Note: This is an editorial. This is the opinion of the Herald staff.
The Jefferson City Council is elected by the people of each ward. Those elected are supposed to represent everyone.
Thursday nights council meeting showed that the members present can’t think beyond what’s in front of them and they’ll give preferential treatment to one group that’s “done so much for our town.” And that the council has forgotten that the Mayor cannot just set policy. He can propose it, but it’s up to them to implement.
Enough is enough. The simple fact event organizers now have to go to the Excelsior Hotel and ask their permission to close Austin Street for an event is beyond ludicrous.
The Jesse Allen Wise Garden Club has done a lot for Jefferson and they are due a certain amount of respect for that. But that doesn’t give them the right to dictate what happens in Jefferson.
Many businesses here thrive on events. Events mean street closures. Everyone is inconvenienced to some degree with street closures. But the overall good for everyone’s business generally offsets the inconveniences.
Some events are better than others at giving notice of upcoming street closures to businesses. Some give weeks, some days, some none at all. But that is the policy Council should be looking at – not requiring every event get one groups permission.

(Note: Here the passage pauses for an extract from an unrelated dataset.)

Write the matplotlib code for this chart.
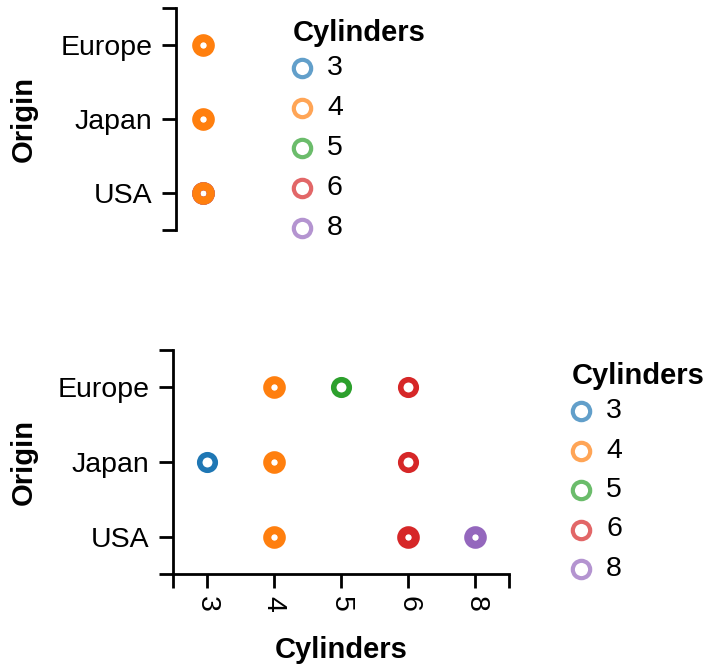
import matplotlib
matplotlib.use('Agg')
import matplotlib.pyplot as plt

plt.rcParams['font.family'] = ['Liberation Sans', 'DejaVu Sans']

# data: cars grouped by origin and cylinders (estimated counts)
origins = ['Europe', 'Japan', 'USA']
cyl_levels = [3, 4, 5, 6, 8]
rec_origin = ['Europe', 'Europe', 'Europe', 'Japan', 'Japan', 'Japan', 'USA', 'USA', 'USA']
rec_cyl = [4, 5, 6, 3, 4, 6, 4, 6, 8]
rec_count = [63, 3, 4, 4, 69, 6, 72, 74, 103]
# top view has no x field: everything overlaps, last drawn rows are 4-cylinder
top_draw_order = [3, 5, 6, 8, 4]

colors = {3: '#1f77b4', 4: '#ff7f0e', 5: '#2ca02c', 6: '#d62728', 8: '#9467bd'}

W, H = 710, 667
fig = plt.figure(figsize=(W / 100, H / 100), dpi=100)


def px_axes(left, top, right, bottom):
    return fig.add_axes([left / W, 1 - bottom / H, (right - left) / W, (bottom - top) / H])


def ring(count):
    # heavily overplotted points look almost filled
    if count >= 20:
        return 10.5, 5.8
    return 11.2, 4.0


def style_axis(ax):
    for s in ['top', 'right']:
        ax.spines[s].set_visible(False)
    for s in ['left', 'bottom']:
        ax.spines[s].set_linewidth(2)
    ax.tick_params(which='both', length=10, width=2, color='black', labelsize=20.5)
    ax.set_yticks(range(len(origins)))
    ax.set_yticklabels(origins)
    ax.set_yticks([-0.5, len(origins) - 0.5], minor=True)
    ax.set_ylim(len(origins) - 0.5, -0.5)
    ax.tick_params(axis='y', pad=7)


# ---- top view ----
ax1 = px_axes(176, 8, 230, 230)
style_axis(ax1)
ax1.spines['bottom'].set_visible(False)
ax1.set_xticks([])
ax1.set_xlim(-0.5, 0.5)
for c in top_draw_order:
    for o, cy, n in zip(rec_origin, rec_cyl, rec_count):
        if cy != c:
            continue
        ms, mew = ring(n)
        ax1.plot(0, origins.index(o), 'o', ms=ms, mew=mew, mfc='none',
                 mec=colors[c], clip_on=False)

# ---- bottom view ----
ax2 = px_axes(173, 350, 509, 574)
style_axis(ax2)
ax2.set_xlim(-0.5, len(cyl_levels) - 0.5)
ax2.set_xticks(range(len(cyl_levels)))
ax2.set_xticklabels([str(c) for c in cyl_levels], rotation=-90, ha='center', va='top')
ax2.set_xticks([-0.5, len(cyl_levels) - 0.5], minor=True)
ax2.tick_params(axis='x', pad=6)
for o, cy, n in zip(rec_origin, rec_cyl, rec_count):
    ms, mew = ring(n)
    ax2.plot(cyl_levels.index(cy), origins.index(o), 'o', ms=ms, mew=mew,
             mfc='none', mec=colors[cy], clip_on=False)

# ---- overlay for titles and legends ----
ov = fig.add_axes([0, 0, 1, 1])
ov.set_xlim(0, W)
ov.set_ylim(H, 0)
ov.axis('off')

ov.text(24, 119, 'Origin', rotation=90, ha='center', va='center', fontsize=21, fontweight='bold')
ov.text(24, 462, 'Origin', rotation=90, ha='center', va='center', fontsize=21, fontweight='bold')
ov.text(341, 650, 'Cylinders', ha='center', va='center', fontsize=21, fontweight='bold')


def legend(x0, y0, step):
    ov.text(x0 - 9, y0 - 35, 'Cylinders', ha='left', va='center', fontsize=21, fontweight='bold')
    for i, c in enumerate(cyl_levels):
        y = y0 + i * step
        ov.plot(x0, y, 'o', ms=12.5, mew=3.0, mfc='none', mec=colors[c], alpha=0.7)
        ov.text(x0 + 25, y, str(c), ha='left', va='center', fontsize=20.5)


legend(302, 68, 40)
legend(581, 411, 39.5)

fig.savefig('out.png', dpi=100)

The policy should be that an event application which closes streets is required to give notice of intent to close a street to the business along that street before submitting their application to the city and submit that notice with the application.
That gives anyone concerned a chance to go to the event organizer and express their concern about it and see what can be worked out. If nothing, then those concerns expressed to council at the meeting where approval or denial is to be given.
But wait, we live in Jefferson and that would make too much sense.
The way it now sounds is if the Excelsior, or maybe any other business, doesn’t want the public street closed in front of their business then the event application is not approved. So what happens to the events?
Living or owning a business in downtown means there’s going to be personal inconveniences from time to time. But those inconveniences usually bring benefits that offset the inconvenience. Big events have been closing the same streets at the same time every year for decades. Why is this now an issue?
Get it together Council and start making decisions that work for everyone – not just your pet organizations. Bottom line is the Mayor is giving preferential treatment to one organization to the possible detriment of all the others. This cannot happen – and it’s illegal.
Or maybe council really doesn’t run Jefferson.